これらの事前準備を徹底することで、離婚に伴う不動産売却時のトラブルを未然に防ぎ、依頼者からの信頼を得ることが可能となります。
まとめ
今回は、離婚が理由である不動産売却相談の対応方法について解説しました。しかし、売却理由に関わらず、不動産業者に求められる基本姿勢は、依頼者の課題解決を包括的にサポートすることに尽きます。
国土交通省は、不動産業者の将来像を次のように位置づけています。
1. 豊かな住生活を支える産業
2. 我が国の持続的成長を支える産業
3. 人々の交流の『場』を支える産業
と位置づけています。
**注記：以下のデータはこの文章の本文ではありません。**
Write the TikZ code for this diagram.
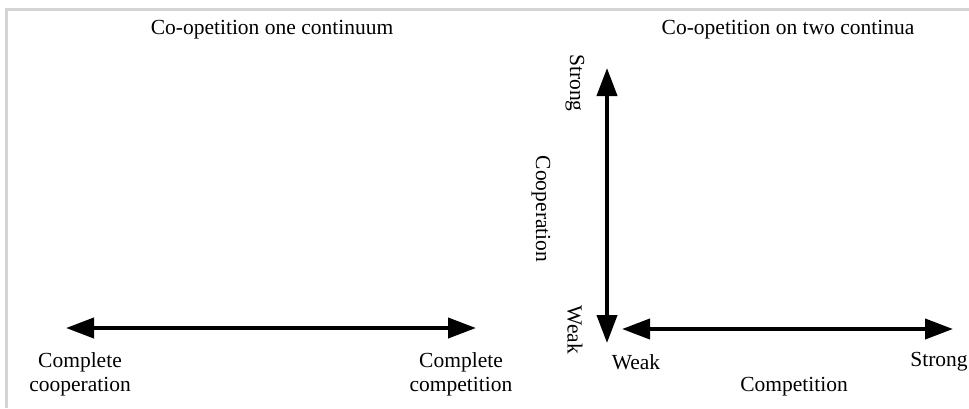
\documentclass[tikz,border=0pt]{standalone}
\usepackage{fontspec}
\setmainfont{Liberation Serif}
\usetikzlibrary{arrows.meta}
\definecolor{framegray}{HTML}{D4D4D4}
\begin{document}
\begin{tikzpicture}[x=1pt,y=-1pt,
  lbl/.style={inner sep=0pt,font=\fontsize{21.5}{24}\selectfont},
  dblarrow/.style={line width=4pt,{Triangle[length=28pt,width=20pt]}-{Triangle[length=28pt,width=20pt]}}]
  \useasboundingbox (0,0) rectangle (969,408);
  % light frame along the top and left edges
  \draw[framegray,line width=3pt] (6.5,408) -- (6.5,9.5) -- (969,9.5);

  % left panel: a single continuum
  \node[lbl] (t1) at (272,30) {Co-opetition one continuum};
  \coordinate (L1) at (66,328);
  \coordinate (L2) at (476,328);
  \draw[dblarrow] (L1) -- (L2);
  \node[lbl,align=center] (cc) at (80,374) {Complete\\cooperation};
  \node[lbl,align=center] (cp) at (461,374) {Complete\\competition};

  % right panel: two continua
  \node[lbl] (t2) at (788,30) {Co-opetition on two continua};
  \coordinate (V1) at (607,68);
  \coordinate (V2) at (607,343);
  \draw[dblarrow] (V1) -- (V2);
  \coordinate (H1) at (622,329);
  \coordinate (H2) at (953,329);
  \draw[dblarrow] (H1) -- (H2);
  \node[lbl,rotate=-90] (vs) at (575,83) {Strong};
  \node[lbl,rotate=-90] (vw) at (575,330) {Weak};
  \node[lbl,rotate=-90] (vc) at (541,209) {Cooperation};
  \node[lbl] (hw) at (636,362) {Weak};
  \node[lbl] (hs) at (939,362) {Strong};
  \node[lbl] (hc) at (794,387) {Competition};
\end{tikzpicture}
\end{document}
それを実現するために必要な業態固有の役割は以下のように様々ですが、いずれにも共通している項目があります。
このビジョンを実現するために、不動産業者には共通して以下の能力が求められます。
●的確な情報収集と提供
●専門的知識の拡充と提案力
●多用化するニーズへの柔軟な対応
これらは一言で「コンサルティング能力」と表現できます。購入、売却、賃貸、有効活用など、どの分野においても、不動産業者は単なる仲介者ではなく、課題解決型のコンサルタントとしての役割を果たすことが期待されているのです。
依頼者の抱える問題に真摯に向き合い、的確なサポートを提供することで信頼を獲得し、業界の未来を支える存在になれるのです。不動産業者としての責任と使命を改めて認識し、さらなる成長を目指しましょう。